### What you have to do
Return the material exactly as supplied, apart from the pictures, which are omitted.

### Material
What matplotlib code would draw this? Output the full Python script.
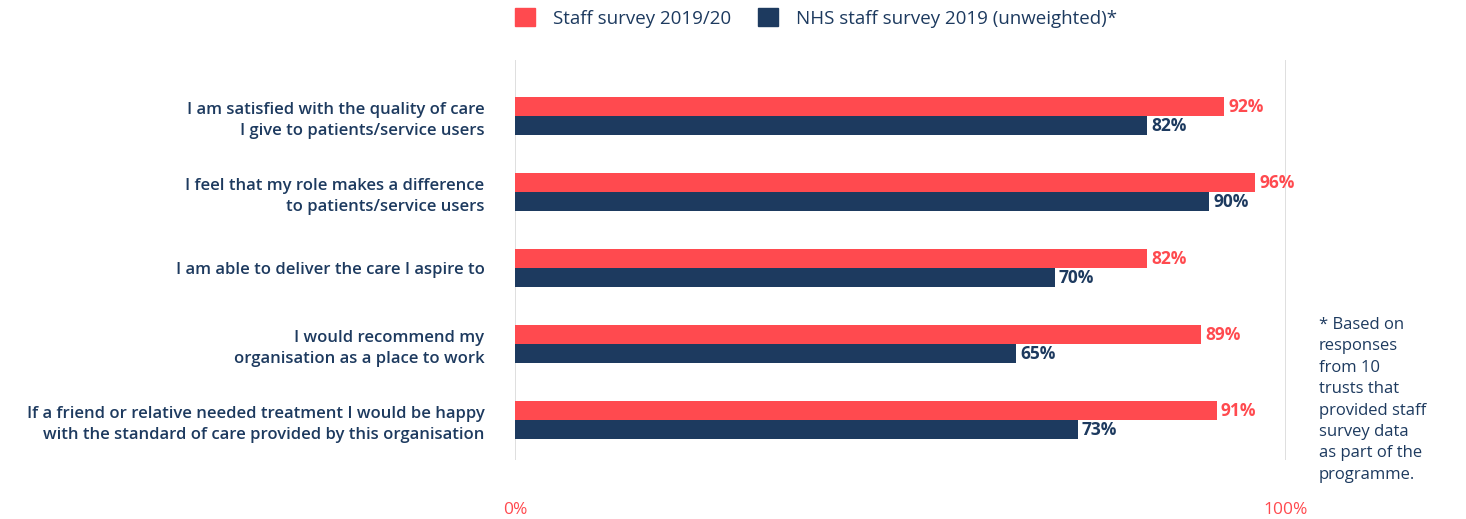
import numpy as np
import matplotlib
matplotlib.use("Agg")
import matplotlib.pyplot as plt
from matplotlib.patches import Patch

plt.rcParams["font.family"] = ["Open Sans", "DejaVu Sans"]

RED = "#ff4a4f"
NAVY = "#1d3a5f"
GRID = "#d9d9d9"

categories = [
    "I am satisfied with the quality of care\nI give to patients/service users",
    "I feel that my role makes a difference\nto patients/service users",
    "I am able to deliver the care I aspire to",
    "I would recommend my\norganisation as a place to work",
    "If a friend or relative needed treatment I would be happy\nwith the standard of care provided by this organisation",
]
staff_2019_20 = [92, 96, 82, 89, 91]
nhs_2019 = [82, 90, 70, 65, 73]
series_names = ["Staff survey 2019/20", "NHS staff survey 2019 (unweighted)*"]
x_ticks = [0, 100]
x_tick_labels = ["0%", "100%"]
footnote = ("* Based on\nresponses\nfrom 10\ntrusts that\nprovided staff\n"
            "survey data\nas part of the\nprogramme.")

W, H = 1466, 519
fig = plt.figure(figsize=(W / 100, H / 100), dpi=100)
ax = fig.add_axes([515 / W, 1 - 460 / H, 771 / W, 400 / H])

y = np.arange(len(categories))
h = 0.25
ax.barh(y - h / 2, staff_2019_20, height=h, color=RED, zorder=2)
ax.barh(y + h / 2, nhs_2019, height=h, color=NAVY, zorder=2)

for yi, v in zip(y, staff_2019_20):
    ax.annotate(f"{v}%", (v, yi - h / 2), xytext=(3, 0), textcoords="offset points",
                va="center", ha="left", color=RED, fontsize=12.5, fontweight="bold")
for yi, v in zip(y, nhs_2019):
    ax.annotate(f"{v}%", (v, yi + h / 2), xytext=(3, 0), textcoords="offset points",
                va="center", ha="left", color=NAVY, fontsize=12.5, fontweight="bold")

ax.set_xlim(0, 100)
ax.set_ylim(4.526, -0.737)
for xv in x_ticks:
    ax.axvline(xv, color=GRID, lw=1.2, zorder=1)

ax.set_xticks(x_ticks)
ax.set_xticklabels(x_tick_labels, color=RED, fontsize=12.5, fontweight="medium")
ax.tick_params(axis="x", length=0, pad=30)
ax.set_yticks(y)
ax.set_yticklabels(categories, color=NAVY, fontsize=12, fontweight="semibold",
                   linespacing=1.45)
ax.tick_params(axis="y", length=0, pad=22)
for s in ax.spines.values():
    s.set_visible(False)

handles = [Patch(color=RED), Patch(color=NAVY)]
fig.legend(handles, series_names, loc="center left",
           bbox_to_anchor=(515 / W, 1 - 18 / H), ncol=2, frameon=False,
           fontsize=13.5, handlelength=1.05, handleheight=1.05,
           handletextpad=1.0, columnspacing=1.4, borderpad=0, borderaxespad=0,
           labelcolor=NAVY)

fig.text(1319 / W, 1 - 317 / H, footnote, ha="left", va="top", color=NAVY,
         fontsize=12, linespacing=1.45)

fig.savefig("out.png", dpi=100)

### Task output
What matplotlib code would draw this? Output the full Python script.
import numpy as np
import matplotlib
matplotlib.use("Agg")
import matplotlib.pyplot as plt
from matplotlib.patches import Patch

plt.rcParams["font.family"] = ["Open Sans", "DejaVu Sans"]

RED = "#ff4a4f"
NAVY = "#1d3a5f"
GRID = "#d9d9d9"

categories = [
    "I am satisfied with the quality of care\nI give to patients/service users",
    "I feel that my role makes a difference\nto patients/service users",
    "I am able to deliver the care I aspire to",
    "I would recommend my\norganisation as a place to work",
    "If a friend or relative needed treatment I would be happy\nwith the standard of care provided by this organisation",
]
staff_2019_20 = [92, 96, 82, 89, 91]
nhs_2019 = [82, 90, 70, 65, 73]
series_names = ["Staff survey 2019/20", "NHS staff survey 2019 (unweighted)*"]
x_ticks = [0, 100]
x_tick_labels = ["0%", "100%"]
footnote = ("* Based on\nresponses\nfrom 10\ntrusts that\nprovided staff\n"
            "survey data\nas part of the\nprogramme.")

W, H = 1466, 519
fig = plt.figure(figsize=(W / 100, H / 100), dpi=100)
ax = fig.add_axes([515 / W, 1 - 460 / H, 771 / W, 400 / H])

y = np.arange(len(categories))
h = 0.25
ax.barh(y - h / 2, staff_2019_20, height=h, color=RED, zorder=2)
ax.barh(y + h / 2, nhs_2019, height=h, color=NAVY, zorder=2)

for yi, v in zip(y, staff_2019_20):
    ax.annotate(f"{v}%", (v, yi - h / 2), xytext=(3, 0), textcoords="offset points",
                va="center", ha="left", color=RED, fontsize=12.5, fontweight="bold")
for yi, v in zip(y, nhs_2019):
    ax.annotate(f"{v}%", (v, yi + h / 2), xytext=(3, 0), textcoords="offset points",
                va="center", ha="left", color=NAVY, fontsize=12.5, fontweight="bold")

ax.set_xlim(0, 100)
ax.set_ylim(4.526, -0.737)
for xv in x_ticks:
    ax.axvline(xv, color=GRID, lw=1.2, zorder=1)

ax.set_xticks(x_ticks)
ax.set_xticklabels(x_tick_labels, color=RED, fontsize=12.5, fontweight="medium")
ax.tick_params(axis="x", length=0, pad=30)
ax.set_yticks(y)
ax.set_yticklabels(categories, color=NAVY, fontsize=12, fontweight="semibold",
                   linespacing=1.45)
ax.tick_params(axis="y", length=0, pad=22)
for s in ax.spines.values():
    s.set_visible(False)

handles = [Patch(color=RED), Patch(color=NAVY)]
fig.legend(handles, series_names, loc="center left",
           bbox_to_anchor=(515 / W, 1 - 18 / H), ncol=2, frameon=False,
           fontsize=13.5, handlelength=1.05, handleheight=1.05,
           handletextpad=1.0, columnspacing=1.4, borderpad=0, borderaxespad=0,
           labelcolor=NAVY)

fig.text(1319 / W, 1 - 317 / H, footnote, ha="left", va="top", color=NAVY,
         fontsize=12, linespacing=1.45)

fig.savefig("out.png", dpi=100)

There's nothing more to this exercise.